In fact, I recently read Why enterprise information management is a key to analytics success which gives a good outline as to why these surges of frustrated organisations – as far as data is concerned – exist. For me, two key areas resonated:

  • The conception of silos comes to play – when organisations feel overwhelmed by massive amounts of data, it is natural that the departments within the company develop with their own ways of doing things in an attempt to manage all ‘their’ data. An example of this would be when the marketing department deploy their own set of BI or reporting tools to undertake their reporting, due to a lack of centralised architecture and information management.
  • Repetition becomes an issue –in many cases multiple departments use copies of the same data in their transactional systems, and again in their reporting processes, without even knowing it. This happens partly because these departments are operating as silos, but also due to architectural and interoperability problems. This represents wasted costs for the company.


So, what can be done?

While many organisations have tried to come up with ways to deal with their data, an interesting trend again resurfacing, often driven from the BI space, is Enterprise Information Management. Gartner explains Enterprise Information Management as an ‘integrative discipline for structuring, describing and governing information assets across organisational and technological boundaries to improve efficiency, promote transparency and enable business insight’.

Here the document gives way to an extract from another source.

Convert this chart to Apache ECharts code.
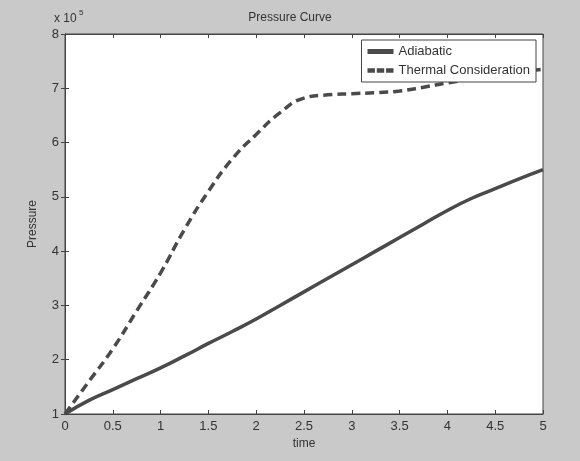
<!DOCTYPE html>
<html><head><meta charset="utf-8">
<script src="https://cdn.jsdelivr.net/npm/echarts@6/dist/echarts.min.js"></script>
<style>html,body{margin:0;background:#c9c9c9}#c{width:580px;height:461px}</style>
</head><body><div id="c"></div>
<script>
const time = [0,0.25,0.5,0.75,1,1.25,1.5,1.75,2,2.25,2.5,2.75,3,3.25,3.5,3.75,4,4.25,4.5,4.75,5];
const adiabatic = [1.0,1.25,1.45,1.65,1.85,2.07,2.3,2.52,2.75,3.0,3.25,3.5,3.75,4.0,4.25,4.5,4.75,4.97,5.15,5.33,5.5];
const thermal = [1.0,1.6,2.2,2.9,3.6,4.4,5.1,5.7,6.15,6.55,6.82,6.88,6.9,6.92,6.95,7.02,7.1,7.17,7.25,7.3,7.35];
const yTicks = [1,2,3,4,5,6,7,8];
const chart = echarts.init(document.getElementById('c'));
const pair = a => time.map((t,i)=>[t,a[i]]);
const font = 'Liberation Sans';
const tick = {show:true,inside:true,length:4,lineStyle:{color:'#444'}};
chart.setOption({
  backgroundColor:'#c9c9c9',
  animation:false,
  title:{text:'Pressure Curve',left:'center',top:7,textStyle:{fontSize:12,fontWeight:'normal',color:'#333',fontFamily:font}},
  graphic:[{type:'text',left:54,top:13,style:{text:'x 10',fontSize:12,fill:'#333',fontFamily:font}},
           {type:'text',left:79,top:9,style:{text:'5',fontSize:8,fill:'#333',fontFamily:font}}],
  legend:{right:44,top:40,orient:'vertical',backgroundColor:'#fff',borderColor:'#444',borderWidth:1,borderRadius:0,padding:[5,6],itemGap:6,itemWidth:26,itemHeight:5,
    textStyle:{fontSize:13,color:'#333',fontFamily:font},
    data:[{name:'Adiabatic',icon:'rect'},{name:'Thermal Consideration',icon:'path://M0,0H8V5H0Z M10,0H18V5H10Z M20,0H28V5H20Z'}]},
  grid:{left:65,right:37,top:34,bottom:47,backgroundColor:'#fff',show:true,borderColor:'#444',borderWidth:1},
  xAxis:[{type:'value',min:0,max:5,interval:0.5,name:'time',nameLocation:'middle',nameGap:18,
    nameTextStyle:{fontSize:12,color:'#333',fontFamily:font},
    axisLine:{lineStyle:{color:'#444'}},axisTick:tick,
    axisLabel:{fontSize:13,color:'#333',fontFamily:font,margin:6},splitLine:{show:false}},
    {type:'value',position:'top',min:0,max:5,interval:0.5,axisLine:{lineStyle:{color:'#444'}},axisTick:tick,axisLabel:{show:false},splitLine:{show:false}}],
  yAxis:[{type:'value',position:'left',min:1,max:8,interval:1,name:'Pressure',nameLocation:'middle',nameGap:26,
    nameTextStyle:{fontSize:12,color:'#333',fontFamily:font},
    axisLine:{show:true,lineStyle:{color:'#444'}},axisTick:tick,
    axisLabel:{fontSize:13,color:'#333',fontFamily:font,margin:6,formatter:v=>yTicks.includes(v)?String(v):''},splitLine:{show:false}},
    {type:'value',position:'right',min:1,max:8,interval:1,axisLine:{show:true,lineStyle:{color:'#444'}},axisTick:tick,axisLabel:{show:false},splitLine:{show:false}}],
  series:[
    {name:'Adiabatic',type:'line',data:pair(adiabatic),smooth:true,showSymbol:false,lineStyle:{color:'#4a4a4a',width:3.5},itemStyle:{color:'#4a4a4a'}},
    {name:'Thermal Consideration',type:'line',data:pair(thermal),smooth:true,showSymbol:false,lineStyle:{color:'#4a4a4a',width:3.5,type:[9,5]},itemStyle:{color:'#4a4a4a'}}
  ]
});
</script></body></html>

In simple terms enterprise information management is an approach that allows organisations to unlock the value contained in their data. With this value, an organisation is then given the ability to generate new opportunities, stay ahead of competitors or even create new synergies within the business. For this to happen however, a shift in thinking around the data and information an organisation holds, is necessary.

As the article states, organisations that democratise generations of information and business intelligence have a major advantage over organisations where IT – or any other single group – has a monopoly over the creation and dissemination of information. IT should have a supporting role in information management, but certainly not a ownership monopoly. It is an enterprise resource, which should be globally managed and governed.

If organisations want to be less frustrated when it comes to data management, they need to understand that enterprise information management is not a one size fits all approach. However, the power of data and analytics can be achieved, and viewed, if organisations are open to it. I have seen it with our own clients. It is with this in mind that I have no doubt that Information Management will be an approach that will be more widely embraced in 2017 and certainly will be included in many digital models or strategies – but of course, organisations will need some guidance along the way.